Charts and diagrams as code
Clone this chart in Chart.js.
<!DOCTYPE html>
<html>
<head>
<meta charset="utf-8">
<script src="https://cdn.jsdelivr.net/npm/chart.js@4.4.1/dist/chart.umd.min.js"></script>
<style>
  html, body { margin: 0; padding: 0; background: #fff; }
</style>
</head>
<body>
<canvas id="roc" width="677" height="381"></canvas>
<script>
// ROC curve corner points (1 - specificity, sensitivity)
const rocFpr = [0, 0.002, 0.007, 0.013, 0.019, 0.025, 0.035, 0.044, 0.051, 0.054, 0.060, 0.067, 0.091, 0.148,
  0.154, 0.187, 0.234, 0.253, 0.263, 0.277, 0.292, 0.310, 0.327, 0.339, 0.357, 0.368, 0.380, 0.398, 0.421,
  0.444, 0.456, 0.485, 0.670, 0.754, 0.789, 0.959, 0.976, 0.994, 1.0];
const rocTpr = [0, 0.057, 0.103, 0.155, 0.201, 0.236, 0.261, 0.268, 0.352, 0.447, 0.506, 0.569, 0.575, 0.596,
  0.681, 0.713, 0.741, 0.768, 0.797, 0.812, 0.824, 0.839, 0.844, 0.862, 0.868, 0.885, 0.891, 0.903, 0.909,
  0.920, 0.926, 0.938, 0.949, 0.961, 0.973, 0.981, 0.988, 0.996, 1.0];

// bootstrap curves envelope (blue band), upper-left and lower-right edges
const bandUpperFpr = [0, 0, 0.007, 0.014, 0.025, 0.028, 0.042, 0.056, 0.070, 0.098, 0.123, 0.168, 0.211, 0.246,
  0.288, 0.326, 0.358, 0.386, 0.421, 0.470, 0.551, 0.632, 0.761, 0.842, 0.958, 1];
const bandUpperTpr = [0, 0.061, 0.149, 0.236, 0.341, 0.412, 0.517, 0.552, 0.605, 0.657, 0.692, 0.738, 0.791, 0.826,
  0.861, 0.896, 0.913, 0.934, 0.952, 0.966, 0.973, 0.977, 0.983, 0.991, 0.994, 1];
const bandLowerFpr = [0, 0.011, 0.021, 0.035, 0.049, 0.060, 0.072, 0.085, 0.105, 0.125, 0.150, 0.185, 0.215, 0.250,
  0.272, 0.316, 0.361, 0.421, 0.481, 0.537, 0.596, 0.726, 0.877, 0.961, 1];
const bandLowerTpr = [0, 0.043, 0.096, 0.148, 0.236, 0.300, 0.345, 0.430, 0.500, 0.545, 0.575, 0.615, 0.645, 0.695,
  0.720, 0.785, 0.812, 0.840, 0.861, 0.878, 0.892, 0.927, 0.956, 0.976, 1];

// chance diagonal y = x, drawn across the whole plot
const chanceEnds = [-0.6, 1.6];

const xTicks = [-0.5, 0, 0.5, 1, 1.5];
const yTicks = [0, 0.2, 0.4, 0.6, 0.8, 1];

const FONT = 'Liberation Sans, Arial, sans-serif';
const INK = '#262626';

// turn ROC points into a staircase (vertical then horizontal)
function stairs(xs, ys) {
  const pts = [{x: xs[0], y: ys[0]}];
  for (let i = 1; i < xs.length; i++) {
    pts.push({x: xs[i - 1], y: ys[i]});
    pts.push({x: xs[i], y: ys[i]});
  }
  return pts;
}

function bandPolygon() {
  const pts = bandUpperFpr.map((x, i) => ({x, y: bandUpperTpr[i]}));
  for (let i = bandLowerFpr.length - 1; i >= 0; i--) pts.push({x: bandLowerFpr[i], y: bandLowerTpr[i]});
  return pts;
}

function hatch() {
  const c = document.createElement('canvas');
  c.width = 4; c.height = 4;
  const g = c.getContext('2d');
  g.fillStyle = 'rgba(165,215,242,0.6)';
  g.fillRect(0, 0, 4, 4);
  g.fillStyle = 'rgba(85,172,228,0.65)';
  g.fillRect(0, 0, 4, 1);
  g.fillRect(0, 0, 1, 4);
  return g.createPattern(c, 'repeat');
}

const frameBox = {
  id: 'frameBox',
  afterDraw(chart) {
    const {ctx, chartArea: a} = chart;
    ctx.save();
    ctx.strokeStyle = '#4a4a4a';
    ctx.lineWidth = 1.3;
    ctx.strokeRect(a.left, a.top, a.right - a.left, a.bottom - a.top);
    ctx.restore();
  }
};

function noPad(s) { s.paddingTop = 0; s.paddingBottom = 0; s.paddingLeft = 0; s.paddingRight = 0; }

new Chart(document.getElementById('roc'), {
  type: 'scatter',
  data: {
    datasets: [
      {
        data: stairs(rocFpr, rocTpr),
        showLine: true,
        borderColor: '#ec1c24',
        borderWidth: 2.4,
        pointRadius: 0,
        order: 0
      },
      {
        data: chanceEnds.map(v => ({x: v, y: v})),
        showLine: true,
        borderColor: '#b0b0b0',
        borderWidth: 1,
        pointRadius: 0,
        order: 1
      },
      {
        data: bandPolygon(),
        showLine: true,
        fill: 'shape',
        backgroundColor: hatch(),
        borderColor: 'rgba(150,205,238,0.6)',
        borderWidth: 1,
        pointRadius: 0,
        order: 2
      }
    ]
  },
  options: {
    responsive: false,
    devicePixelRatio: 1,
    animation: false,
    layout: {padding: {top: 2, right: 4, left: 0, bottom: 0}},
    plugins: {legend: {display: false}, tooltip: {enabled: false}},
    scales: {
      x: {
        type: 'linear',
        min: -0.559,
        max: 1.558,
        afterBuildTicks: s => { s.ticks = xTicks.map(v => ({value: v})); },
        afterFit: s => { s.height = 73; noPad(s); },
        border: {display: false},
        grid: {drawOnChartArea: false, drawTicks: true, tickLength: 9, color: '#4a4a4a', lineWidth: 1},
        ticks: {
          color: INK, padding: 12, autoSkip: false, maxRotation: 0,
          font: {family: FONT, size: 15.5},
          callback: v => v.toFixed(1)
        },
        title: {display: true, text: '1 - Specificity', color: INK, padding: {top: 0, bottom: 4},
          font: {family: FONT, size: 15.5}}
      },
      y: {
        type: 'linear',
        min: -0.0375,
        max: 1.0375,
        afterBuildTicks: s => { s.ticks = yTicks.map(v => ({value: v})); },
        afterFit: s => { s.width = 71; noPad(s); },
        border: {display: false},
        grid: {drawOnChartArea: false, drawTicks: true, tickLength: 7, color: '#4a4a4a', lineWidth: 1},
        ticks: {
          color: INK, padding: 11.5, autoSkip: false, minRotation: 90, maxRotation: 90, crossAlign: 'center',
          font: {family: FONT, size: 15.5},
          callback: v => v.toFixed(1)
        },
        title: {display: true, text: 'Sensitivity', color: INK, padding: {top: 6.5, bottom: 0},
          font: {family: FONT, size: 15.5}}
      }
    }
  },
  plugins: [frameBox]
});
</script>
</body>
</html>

---

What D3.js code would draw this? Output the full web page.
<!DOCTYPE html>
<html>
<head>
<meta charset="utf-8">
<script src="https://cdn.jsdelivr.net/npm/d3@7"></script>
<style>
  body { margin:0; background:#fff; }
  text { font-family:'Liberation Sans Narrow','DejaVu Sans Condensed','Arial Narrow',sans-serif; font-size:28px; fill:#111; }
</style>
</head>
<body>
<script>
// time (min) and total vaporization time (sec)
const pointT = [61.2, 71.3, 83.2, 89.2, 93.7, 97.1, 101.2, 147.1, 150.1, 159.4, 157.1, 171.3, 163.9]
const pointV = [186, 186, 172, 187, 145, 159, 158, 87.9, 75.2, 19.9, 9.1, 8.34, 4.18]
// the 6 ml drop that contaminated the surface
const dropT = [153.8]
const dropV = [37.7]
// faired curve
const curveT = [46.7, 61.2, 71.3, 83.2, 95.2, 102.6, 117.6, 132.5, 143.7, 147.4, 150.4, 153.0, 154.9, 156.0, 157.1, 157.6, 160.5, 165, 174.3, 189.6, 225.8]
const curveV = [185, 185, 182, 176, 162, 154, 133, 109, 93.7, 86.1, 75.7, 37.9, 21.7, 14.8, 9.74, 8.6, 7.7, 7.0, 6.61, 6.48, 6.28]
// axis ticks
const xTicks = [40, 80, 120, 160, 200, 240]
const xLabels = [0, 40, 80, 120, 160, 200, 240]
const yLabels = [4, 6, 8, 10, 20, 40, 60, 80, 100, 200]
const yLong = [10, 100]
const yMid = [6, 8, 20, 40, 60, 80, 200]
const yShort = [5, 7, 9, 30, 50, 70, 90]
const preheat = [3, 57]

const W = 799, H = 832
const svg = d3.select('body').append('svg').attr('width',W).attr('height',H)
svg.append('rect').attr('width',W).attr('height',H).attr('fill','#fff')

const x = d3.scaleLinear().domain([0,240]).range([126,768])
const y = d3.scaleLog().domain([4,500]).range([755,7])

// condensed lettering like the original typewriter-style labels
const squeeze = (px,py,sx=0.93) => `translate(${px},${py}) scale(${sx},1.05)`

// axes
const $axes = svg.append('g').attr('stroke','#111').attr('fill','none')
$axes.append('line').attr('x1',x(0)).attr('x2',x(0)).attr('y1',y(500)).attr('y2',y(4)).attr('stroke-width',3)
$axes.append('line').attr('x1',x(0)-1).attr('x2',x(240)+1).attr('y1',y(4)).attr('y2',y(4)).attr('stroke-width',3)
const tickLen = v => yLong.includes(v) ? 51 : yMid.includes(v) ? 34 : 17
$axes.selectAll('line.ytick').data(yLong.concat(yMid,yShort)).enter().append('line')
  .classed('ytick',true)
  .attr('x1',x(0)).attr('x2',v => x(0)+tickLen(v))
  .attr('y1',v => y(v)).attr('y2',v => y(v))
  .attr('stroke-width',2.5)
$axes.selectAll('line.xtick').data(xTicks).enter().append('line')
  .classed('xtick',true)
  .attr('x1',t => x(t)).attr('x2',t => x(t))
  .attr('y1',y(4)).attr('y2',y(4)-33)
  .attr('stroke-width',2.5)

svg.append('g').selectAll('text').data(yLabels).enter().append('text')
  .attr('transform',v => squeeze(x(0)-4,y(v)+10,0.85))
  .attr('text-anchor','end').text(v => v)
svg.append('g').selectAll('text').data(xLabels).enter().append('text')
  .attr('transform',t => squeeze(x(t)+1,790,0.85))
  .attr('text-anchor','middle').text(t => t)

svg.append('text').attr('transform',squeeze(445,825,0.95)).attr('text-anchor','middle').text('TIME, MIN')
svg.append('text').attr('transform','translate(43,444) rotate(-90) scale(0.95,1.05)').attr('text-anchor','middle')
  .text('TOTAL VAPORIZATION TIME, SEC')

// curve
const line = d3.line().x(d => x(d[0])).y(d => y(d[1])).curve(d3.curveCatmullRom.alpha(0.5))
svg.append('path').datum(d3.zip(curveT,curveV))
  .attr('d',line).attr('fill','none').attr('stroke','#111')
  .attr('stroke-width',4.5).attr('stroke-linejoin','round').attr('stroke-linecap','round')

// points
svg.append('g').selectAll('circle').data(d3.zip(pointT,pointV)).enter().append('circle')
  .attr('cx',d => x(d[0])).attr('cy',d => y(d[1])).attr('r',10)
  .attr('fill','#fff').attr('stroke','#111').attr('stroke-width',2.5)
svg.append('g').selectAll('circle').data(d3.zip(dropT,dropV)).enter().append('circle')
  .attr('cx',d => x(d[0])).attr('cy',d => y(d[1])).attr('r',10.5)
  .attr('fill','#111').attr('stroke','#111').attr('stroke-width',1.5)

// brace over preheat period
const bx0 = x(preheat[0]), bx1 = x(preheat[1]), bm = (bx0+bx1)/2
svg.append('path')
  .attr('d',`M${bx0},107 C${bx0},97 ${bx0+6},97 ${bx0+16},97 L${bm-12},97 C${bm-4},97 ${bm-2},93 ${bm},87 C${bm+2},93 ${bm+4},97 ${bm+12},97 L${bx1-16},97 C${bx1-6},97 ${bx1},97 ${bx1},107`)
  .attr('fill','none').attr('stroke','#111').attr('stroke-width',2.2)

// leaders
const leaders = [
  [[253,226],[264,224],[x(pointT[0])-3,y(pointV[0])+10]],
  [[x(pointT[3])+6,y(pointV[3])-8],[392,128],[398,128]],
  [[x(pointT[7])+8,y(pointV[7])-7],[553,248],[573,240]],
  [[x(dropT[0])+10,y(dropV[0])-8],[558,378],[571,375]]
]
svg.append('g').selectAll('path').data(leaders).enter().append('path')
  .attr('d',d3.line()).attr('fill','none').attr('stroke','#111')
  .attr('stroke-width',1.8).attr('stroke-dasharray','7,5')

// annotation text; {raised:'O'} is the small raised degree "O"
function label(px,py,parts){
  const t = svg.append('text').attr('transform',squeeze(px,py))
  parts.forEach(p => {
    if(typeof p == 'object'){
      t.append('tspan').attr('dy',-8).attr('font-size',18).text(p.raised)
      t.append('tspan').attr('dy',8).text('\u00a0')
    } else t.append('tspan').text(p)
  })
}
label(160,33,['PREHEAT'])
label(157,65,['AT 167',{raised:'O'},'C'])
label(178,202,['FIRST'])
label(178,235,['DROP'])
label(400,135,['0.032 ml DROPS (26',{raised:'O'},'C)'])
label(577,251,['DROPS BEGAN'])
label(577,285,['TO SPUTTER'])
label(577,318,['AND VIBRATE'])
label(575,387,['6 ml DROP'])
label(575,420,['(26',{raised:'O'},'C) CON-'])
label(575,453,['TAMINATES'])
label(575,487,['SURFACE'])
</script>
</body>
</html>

---

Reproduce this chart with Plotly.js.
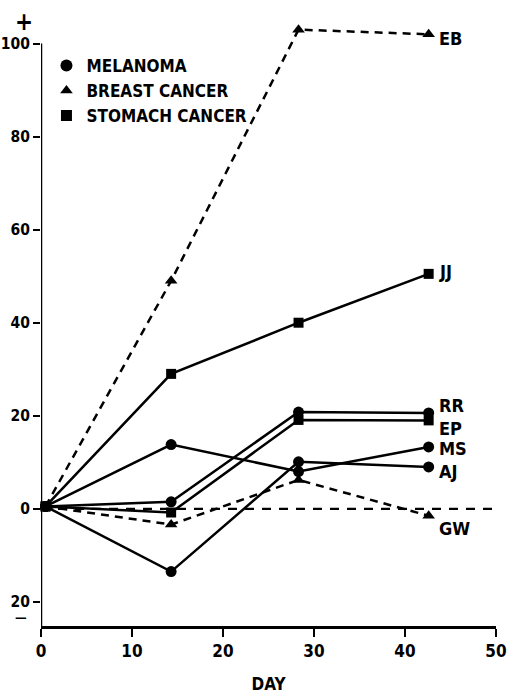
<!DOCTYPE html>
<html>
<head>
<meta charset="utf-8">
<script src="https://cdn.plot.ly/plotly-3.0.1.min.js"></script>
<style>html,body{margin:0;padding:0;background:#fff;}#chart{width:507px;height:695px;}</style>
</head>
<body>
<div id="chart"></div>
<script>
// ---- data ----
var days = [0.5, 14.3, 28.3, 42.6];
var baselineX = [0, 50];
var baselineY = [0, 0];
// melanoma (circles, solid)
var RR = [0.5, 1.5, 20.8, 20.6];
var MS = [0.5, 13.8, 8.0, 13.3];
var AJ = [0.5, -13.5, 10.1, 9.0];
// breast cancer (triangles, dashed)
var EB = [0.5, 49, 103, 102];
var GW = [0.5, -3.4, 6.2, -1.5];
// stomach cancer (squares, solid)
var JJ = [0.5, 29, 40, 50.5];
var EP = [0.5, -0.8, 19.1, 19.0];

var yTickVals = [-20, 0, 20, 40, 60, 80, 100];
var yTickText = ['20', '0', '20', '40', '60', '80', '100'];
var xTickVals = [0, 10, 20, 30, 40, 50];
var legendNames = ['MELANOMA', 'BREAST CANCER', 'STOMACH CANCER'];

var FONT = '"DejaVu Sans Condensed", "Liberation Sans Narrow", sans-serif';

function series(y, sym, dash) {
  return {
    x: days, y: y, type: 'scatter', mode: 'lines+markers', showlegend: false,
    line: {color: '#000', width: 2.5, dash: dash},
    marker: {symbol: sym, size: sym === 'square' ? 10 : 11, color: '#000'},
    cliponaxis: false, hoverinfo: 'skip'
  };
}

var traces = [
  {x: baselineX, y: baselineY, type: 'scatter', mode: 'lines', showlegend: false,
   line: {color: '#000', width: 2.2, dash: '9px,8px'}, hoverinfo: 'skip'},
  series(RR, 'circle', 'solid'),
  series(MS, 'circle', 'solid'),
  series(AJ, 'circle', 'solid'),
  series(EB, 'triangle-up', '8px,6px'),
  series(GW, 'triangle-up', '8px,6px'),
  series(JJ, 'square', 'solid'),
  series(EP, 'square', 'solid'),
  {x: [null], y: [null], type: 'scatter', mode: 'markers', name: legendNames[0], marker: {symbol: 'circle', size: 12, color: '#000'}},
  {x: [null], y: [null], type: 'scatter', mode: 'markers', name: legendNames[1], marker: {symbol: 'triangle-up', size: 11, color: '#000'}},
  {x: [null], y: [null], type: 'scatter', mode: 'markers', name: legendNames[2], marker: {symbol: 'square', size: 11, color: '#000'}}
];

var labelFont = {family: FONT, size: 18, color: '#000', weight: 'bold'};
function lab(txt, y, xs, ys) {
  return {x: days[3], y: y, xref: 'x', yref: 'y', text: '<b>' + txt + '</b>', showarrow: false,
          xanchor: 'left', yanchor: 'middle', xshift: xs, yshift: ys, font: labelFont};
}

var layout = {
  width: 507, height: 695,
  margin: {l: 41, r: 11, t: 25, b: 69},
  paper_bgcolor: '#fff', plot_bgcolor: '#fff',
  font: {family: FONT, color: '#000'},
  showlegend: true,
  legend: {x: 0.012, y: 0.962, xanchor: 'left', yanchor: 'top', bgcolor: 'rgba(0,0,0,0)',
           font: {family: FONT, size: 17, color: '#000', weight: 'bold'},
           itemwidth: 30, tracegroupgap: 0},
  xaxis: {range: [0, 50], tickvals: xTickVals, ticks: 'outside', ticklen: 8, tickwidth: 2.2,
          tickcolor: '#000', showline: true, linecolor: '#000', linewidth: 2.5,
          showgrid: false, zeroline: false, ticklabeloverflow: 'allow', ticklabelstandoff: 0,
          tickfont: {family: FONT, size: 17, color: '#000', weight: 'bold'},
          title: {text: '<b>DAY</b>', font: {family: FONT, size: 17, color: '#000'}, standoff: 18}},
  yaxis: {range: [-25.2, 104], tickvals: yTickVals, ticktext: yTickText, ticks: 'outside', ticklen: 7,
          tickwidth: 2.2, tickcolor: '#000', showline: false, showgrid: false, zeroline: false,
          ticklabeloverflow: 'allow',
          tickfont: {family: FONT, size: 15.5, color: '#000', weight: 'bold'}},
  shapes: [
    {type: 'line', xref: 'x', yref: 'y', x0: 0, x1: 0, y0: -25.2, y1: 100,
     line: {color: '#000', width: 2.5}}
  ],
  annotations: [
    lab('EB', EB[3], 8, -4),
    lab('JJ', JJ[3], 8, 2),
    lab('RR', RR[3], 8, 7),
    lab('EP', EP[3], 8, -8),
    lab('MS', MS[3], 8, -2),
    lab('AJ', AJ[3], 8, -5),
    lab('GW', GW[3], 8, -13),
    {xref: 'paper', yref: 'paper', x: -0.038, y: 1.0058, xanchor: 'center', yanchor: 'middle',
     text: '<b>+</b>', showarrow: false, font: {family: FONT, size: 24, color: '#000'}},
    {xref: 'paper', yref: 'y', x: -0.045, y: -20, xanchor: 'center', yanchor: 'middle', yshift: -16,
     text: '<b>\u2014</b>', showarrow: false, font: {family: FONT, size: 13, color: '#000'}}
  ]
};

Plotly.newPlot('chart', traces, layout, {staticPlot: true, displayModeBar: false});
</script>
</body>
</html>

• [Problem]
Your task is to quote exactly the lines beginning with the one that contains "Clone this chart in Chart.js." and ending with the one that contains "0.988, 0.996, 1.0];", with nothing left out or added.

• [Task result]
Clone this chart in Chart.js.
<!DOCTYPE html>
<html>
<head>
<meta charset="utf-8">
<script src="https://cdn.jsdelivr.net/npm/chart.js@4.4.1/dist/chart.umd.min.js"></script>
<style>
  html, body { margin: 0; padding: 0; background: #fff; }
</style>
</head>
<body>
<canvas id="roc" width="677" height="381"></canvas>
<script>
// ROC curve corner points (1 - specificity, sensitivity)
const rocFpr = [0, 0.002, 0.007, 0.013, 0.019, 0.025, 0.035, 0.044, 0.051, 0.054, 0.060, 0.067, 0.091, 0.148,
  0.154, 0.187, 0.234, 0.253, 0.263, 0.277, 0.292, 0.310, 0.327, 0.339, 0.357, 0.368, 0.380, 0.398, 0.421,
  0.444, 0.456, 0.485, 0.670, 0.754, 0.789, 0.959, 0.976, 0.994, 1.0];
const rocTpr = [0, 0.057, 0.103, 0.155, 0.201, 0.236, 0.261, 0.268, 0.352, 0.447, 0.506, 0.569, 0.575, 0.596,
  0.681, 0.713, 0.741, 0.768, 0.797, 0.812, 0.824, 0.839, 0.844, 0.862, 0.868, 0.885, 0.891, 0.903, 0.909,
  0.920, 0.926, 0.938, 0.949, 0.961, 0.973, 0.981, 0.988, 0.996, 1.0];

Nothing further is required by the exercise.